Some readers were impressed by the sheer grind, but others immediately went for the throat. One of the loudest complaints wasn’t even about the experiment — it was about the writing style. A commenter called it almost unreadable, accusing it of sounding like AI-generated mush. Another declared they never wanted to read the phrase “heavy lifting” again, while someone else dragged the wording “worth sitting with” as painfully overused internet prose. Ouch.
Then came the classic tech-forum split: Why do this manually at all? One person argued the whole process screams for automation, while another snarked, essentially, congrats on discovering the scientific method. And perhaps the funniest jab of all: why reboot the whole machine every time? So yes, the post delivered hard-won results — but the community turned it into a live referendum on writing, workflow, and whether suffering for a tiny speed gain is genius or just glorified self-inflicted pain.
Key Points
- •The article re-examines a previously published 25-flag Gemma 4 inference configuration to determine which flags actually improve performance on a 2016 Xeon system.

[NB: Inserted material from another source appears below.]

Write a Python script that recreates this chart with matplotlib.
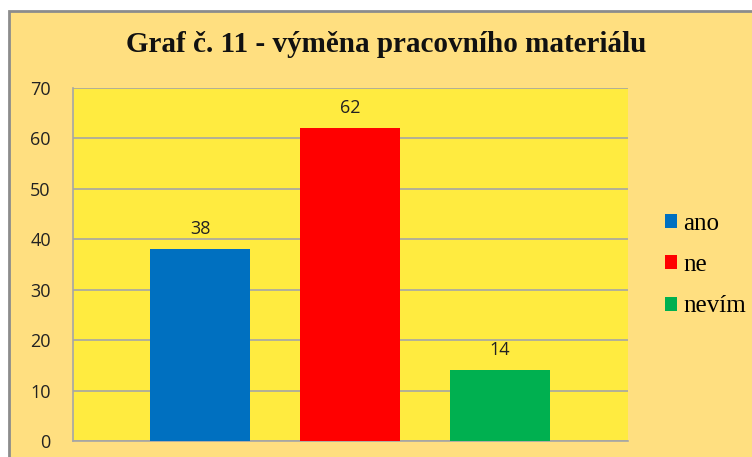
import matplotlib
matplotlib.use("Agg")
import matplotlib.pyplot as plt
from matplotlib.patches import Rectangle

# data
categories = ["ano", "ne", "nevím"]
values = [38, 62, 14]
colors = ["#0070C0", "#FF0000", "#00B050"]
yticks = [0, 10, 20, 30, 40, 50, 60, 70]

W, H = 752, 457
fig = plt.figure(figsize=(W / 100, H / 100), dpi=100)
fig.patch.set_facecolor("white")

# chart frame (cut off at right and bottom like the screenshot)
frame = Rectangle((9 / W, -0.05), 1.2, 1.05 - 11 / H, transform=fig.transFigure,
                  facecolor="#FFDF80", edgecolor="#8C8C8C", linewidth=2, zorder=-10)
fig.patches.append(frame)

# plot area: left 73, right 628, top 88, bottom 441 (pixels)
ax = fig.add_axes([73 / W, 1 - 441 / H, (628 - 73) / W, (441 - 88) / H])
ax.set_zorder(1)
ax.set_facecolor("#FFEB40")

x = list(range(len(categories)))
bars = ax.bar(x, values, width=0.667, color=colors, zorder=3, label=categories)
for xi, v in zip(x, values):
    ax.annotate(str(v), (xi, v), xytext=(0, 8), textcoords="offset points",
                ha="center", va="bottom", fontsize=13, family="Open Sans", color="#222222")

ax.set_xlim(-0.847, 2.853)
ax.set_ylim(0, 70)
ax.set_yticks(yticks)
ax.set_xticks([])
ax.yaxis.grid(True, color="#A6A6A6", linewidth=1.2, zorder=1)
ax.tick_params(axis="y", length=0, pad=16, labelsize=13, labelcolor="#222222")
for lab in ax.get_yticklabels():
    lab.set_family("Open Sans")
for s in ["top", "right"]:
    ax.spines[s].set_visible(False)
for s in ["left", "bottom"]:
    ax.spines[s].set_color("#A6A6A6")
    ax.spines[s].set_linewidth(1.2)

fig.text(386 / W, 1 - 44 / H, "Graf č. 11 - výměna pracovního materiálu",
         ha="center", va="center", fontsize=21, fontweight="bold",
         family="Liberation Serif", color="#111111")

leg = fig.legend(bars, categories, loc="center left", bbox_to_anchor=(642 / W, 1 - 265 / H),
                 frameon=False, prop={"family": "Liberation Serif", "size": 18},
                 handlelength=0.5, handleheight=0.5, handletextpad=0.25, labelspacing=0.78)
leg.set_zorder(2)

fig.savefig("out.png", dpi=100)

- •The author used an ablation method, disabling one flag at a time and rerunning tests, to measure each flag’s contribution within the full configuration.
- •The benchmarking campaign required 174 runs, with each run reloading roughly 25 GB of weights from disk on a CPU-only machine with 128 GB of DDR3 memory.
- •The test environment used a Xeon E5-2620 v4, ik_llama.cpp on the feat/gemma-4-mtp branch, and gemma-4-26B-A4B-it with an MTP drafter, both at Q8_0.
- •Partial results shown in the article indicate that some drafter settings outperformed the published autotuned configuration on certain workloads.